Pour faire appliquer les arrêts du chapitre dans chaque établissement, on fait confiance au lien de «charité» qui unit une abbaye-mère à sa fille, l'abbé du monastère fondateur devant visiter chaque année les maisons créées par celui-ci (et les administrant pendant la vacance abbatiale), tandis que, à Cîteaux, l'inspection annuelle est accomplie par les abbés des quatre premières abbayes-filles. Ainsi, le système est à la fois souple et ferme, la cohésion reposant tout autant - et même davantage - sur la volonté profonde de rester ensemble pour réaliser le même idéal et de s'entraider dans cette action que sur des institutions.

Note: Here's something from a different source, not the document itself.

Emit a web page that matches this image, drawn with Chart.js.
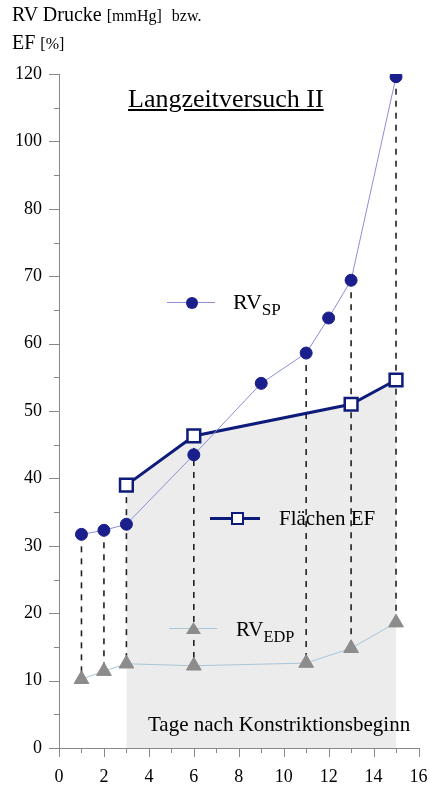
<!DOCTYPE html>
<html><head><meta charset="utf-8">
<script src="https://cdn.jsdelivr.net/npm/chart.js@4"></script>
<style>
body{margin:0;background:#fff;}
#wrap{position:relative;width:430px;height:787px;font-family:"Liberation Serif","Times New Roman",serif;color:#000;}
.t{position:absolute;white-space:nowrap;line-height:1;}
.sm{font-size:16px;}
sub{font-size:0.78em;vertical-align:-0.35em;}
.ln{position:absolute;height:0;}
</style></head>
<body><div id="wrap">
<canvas id="c" width="430" height="787"></canvas>
<div class="t" style="left:12px;top:4px;font-size:20px;">RV Drucke <span class="sm">[mmHg]</span>&nbsp; <span class="sm">bzw.</span></div>
<div class="t" style="left:12px;top:32px;font-size:20px;">EF <span class="sm">[%]</span></div>
<div class="t" style="left:128px;top:86px;font-size:26px;text-decoration:underline;">Langzeitversuch II</div>
<div class="ln" style="left:167px;top:302px;width:48px;border-top:1px solid #8e8ed8;"></div>
<div style="position:absolute;left:186px;top:297px;width:12px;height:12px;border-radius:50%;background:#1a1f8c;"></div>
<div class="t" style="left:233px;top:291px;font-size:22px;">RV<sub>SP</sub></div>
<div class="ln" style="left:210px;top:517px;width:50px;border-top:3px solid #0d1b7a;"></div>
<div style="position:absolute;left:231px;top:512px;width:9px;height:9px;border:2.5px solid #0d1b7a;background:#fff;"></div>
<div class="t" style="left:279px;top:508px;font-size:21px;">Flächen EF</div>
<div class="ln" style="left:169px;top:628px;width:48px;border-top:1px solid #a9c6d9;"></div>
<div style="position:absolute;left:186px;top:622px;width:15px;height:12px;background:#8c8c8c;clip-path:polygon(50% 0,100% 100%,0 100%);"></div>
<div class="t" style="left:236px;top:619px;font-size:21px;">RV<sub>EDP</sub></div>
<div class="t" style="left:148px;top:714px;font-size:21px;">Tage nach Konstriktionsbeginn</div>
</div>
<script>
// ---- data ----
const spDays = [1, 2, 3, 6, 9, 11, 12, 13, 15];
const spValues = [31.7, 32.3, 33.2, 43.5, 54.1, 58.6, 63.8, 69.4, 119.2];
const efDays = [3, 6, 13, 15];
const efValues = [39.0, 46.3, 51.0, 54.6];
const edpDays = [1, 2, 3, 6, 11, 13, 15];
const edpValues = [10.2, 11.4, 12.5, 12.2, 12.6, 14.8, 18.6];
const xTicks = [0, 2, 4, 6, 8, 10, 12, 14, 16];
const yTickLabels = [0, 10, 20, 30, 40, 50, 60, 70, 80, 100, 120];

// axis break: linear up to 80, half scale above
function yPos(v){ return v <= 80 ? v : 80 + (v - 80) / 2; }
function yVal(p){ return p <= 80 ? p : 80 + (p - 80) * 2; }
function pts(xs, vs){ return xs.map((x, i) => ({x: x, y: yPos(vs[i])})); }

const drops = edpDays.map((d, i) => {
  const cands = [];
  const si = spDays.indexOf(d); if (si >= 0) cands.push(spValues[si]);
  const ei = efDays.indexOf(d); if (ei >= 0) cands.push(efValues[ei]);
  const top = Math.max.apply(null, cands);
  return {
    type: 'line', data: [{x: d, y: yPos(top)}, {x: d, y: yPos(edpValues[i])}],
    borderColor: '#222', borderWidth: 1.6, borderDash: [6, 6], pointRadius: 0, fill: false, order: 5
  };
});

const tickPlugin = {
  id: 'ticks',
  afterDraw(chart){
    const ctx = chart.ctx, y = chart.scales.y, x = chart.scales.x, a = chart.chartArea;
    ctx.save(); ctx.strokeStyle = '#888'; ctx.lineWidth = 1;
    y.ticks.forEach(t => {
      const py = Math.round(y.getPixelForValue(t.value)) + 0.5;
      const len = (t.value % 10 === 0) ? 10 : 5;
      ctx.beginPath(); ctx.moveTo(a.left - len, py); ctx.lineTo(a.left, py); ctx.stroke();
    });
    x.ticks.forEach(t => {
      const px = Math.round(x.getPixelForValue(t.value)) + 0.5;
      const len = (t.value % 2 === 0) ? 9 : 5;
      ctx.beginPath(); ctx.moveTo(px, a.bottom); ctx.lineTo(px, a.bottom + len); ctx.stroke();
    });
    ctx.restore();
  }
};

new Chart(document.getElementById('c'), {
  type: 'line',
  data: {
    datasets: [
      {label: 'Flächen EF', data: pts(efDays, efValues), borderColor: '#0d1b7a', borderWidth: 3,
       backgroundColor: '#ececec', fill: 'origin', pointStyle: 'rect', pointRadius: 9, pointBorderWidth: 2.5,
       pointBackgroundColor: '#fff', pointBorderColor: '#0d1b7a', order: 2},
      {label: 'RV_SP', data: pts(spDays, spValues), borderColor: '#8e8ed8', borderWidth: 1,
       pointRadius: 6, pointBackgroundColor: '#1a1f8c', pointBorderColor: '#1a1f8c', fill: false, order: 1},
      {label: 'RV_EDP', data: pts(edpDays, edpValues), borderColor: '#a9c6d9', borderWidth: 1,
       pointStyle: 'triangle', pointRadius: 8.5, pointBackgroundColor: '#8c8c8c', pointBorderColor: '#8c8c8c',
       pointBorderWidth: 1, fill: false, order: 3}
    ].concat(drops)
  },
  options: {
    responsive: false, animation: false, devicePixelRatio: 1,
    layout: {padding: {top: 74, right: 11, left: 0, bottom: 0}},
    plugins: {legend: {display: false}, tooltip: {enabled: false}, filler: {drawTime: 'beforeDatasetsDraw'}},
    scales: {
      x: {type: 'linear', min: 0, max: 16,
          afterFit(s){ s.height = 39; s.paddingLeft = 0; s.paddingRight = 0; },
          afterBuildTicks(s){ s.ticks = []; for (let v = 0; v <= 16; v++) s.ticks.push({value: v}); },
          grid: {display: false, drawTicks: false},
          border: {display: true, color: '#888', width: 1},
          ticks: {autoSkip: false, maxRotation: 0, padding: 18, color: '#000',
                  font: {family: 'Liberation Serif', size: 18},
                  callback: v => xTicks.indexOf(v) >= 0 ? String(v) : ''}},
      y: {type: 'linear', min: 0, max: 100,
          afterFit(s){ s.width = 59; s.paddingTop = 0; s.paddingBottom = 0; },
          afterBuildTicks(s){ s.ticks = []; for (let v = 0; v <= 100; v += 5) s.ticks.push({value: v}); },
          grid: {display: false, drawTicks: false},
          border: {display: true, color: '#888', width: 1},
          ticks: {autoSkip: false, padding: 17, color: '#000',
                  font: {family: 'Liberation Serif', size: 18},
                  callback: v => { if (v % 10 !== 0) return ''; const r = yVal(v); return yTickLabels.indexOf(r) >= 0 ? String(r) : ''; }}}
    }
  },
  plugins: [tickPlugin]
});
</script>
</body></html>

L'autonomie de chaque établissement est renforcée par l'exemption qui consolide l'union de tous, un couvent qui ferait sécession risquant de perdre cette liberté. Les Cisterciens, cependant, au début de leur histoire, n'ont pas cherché à obtenir ce privilège, leur intention de vivre en dehors de la société n'ayant nul besoin, pour être accomplie, de cette indépendance, et leur désir d'humilité les poussant à respecter l'obéissance due aux pouvoirs établis. Saint Bernard lui-même, qui ne cessa d'œuvrer en dehors de son abbaye, ne le désira pas, car il pensait que celui-ci introduisait le désordre dans les institutions ecclésiastiques. Mais il se trouva d'une part que cette pratique était entrée dans les mœurs des instituts religieux qui, inconsciemment ou à cause de différends majeurs et mineurs (paiement de dîmes), la souhaitaient; d'autre part que le Saint- Siège, lorsqu'il vit les services que pouvaient lui rendre les Cisterciens, n'hésita pas à leur accorder des décrets exceptionnels. Ce fut donc à partir de la double élection pontificale de 1159 et du schisme qui s'ensuivit, au cours duquel les Clunisiens se divisèrent, qu'Alexandre III commença à accorder à l'ordre de Cîteaux, qui le soutenait, des privilèges qui contenaient certains éléments de l'exemption, celle-ci étant pleinement obtenue sous le pontificat de Lucius III (1184).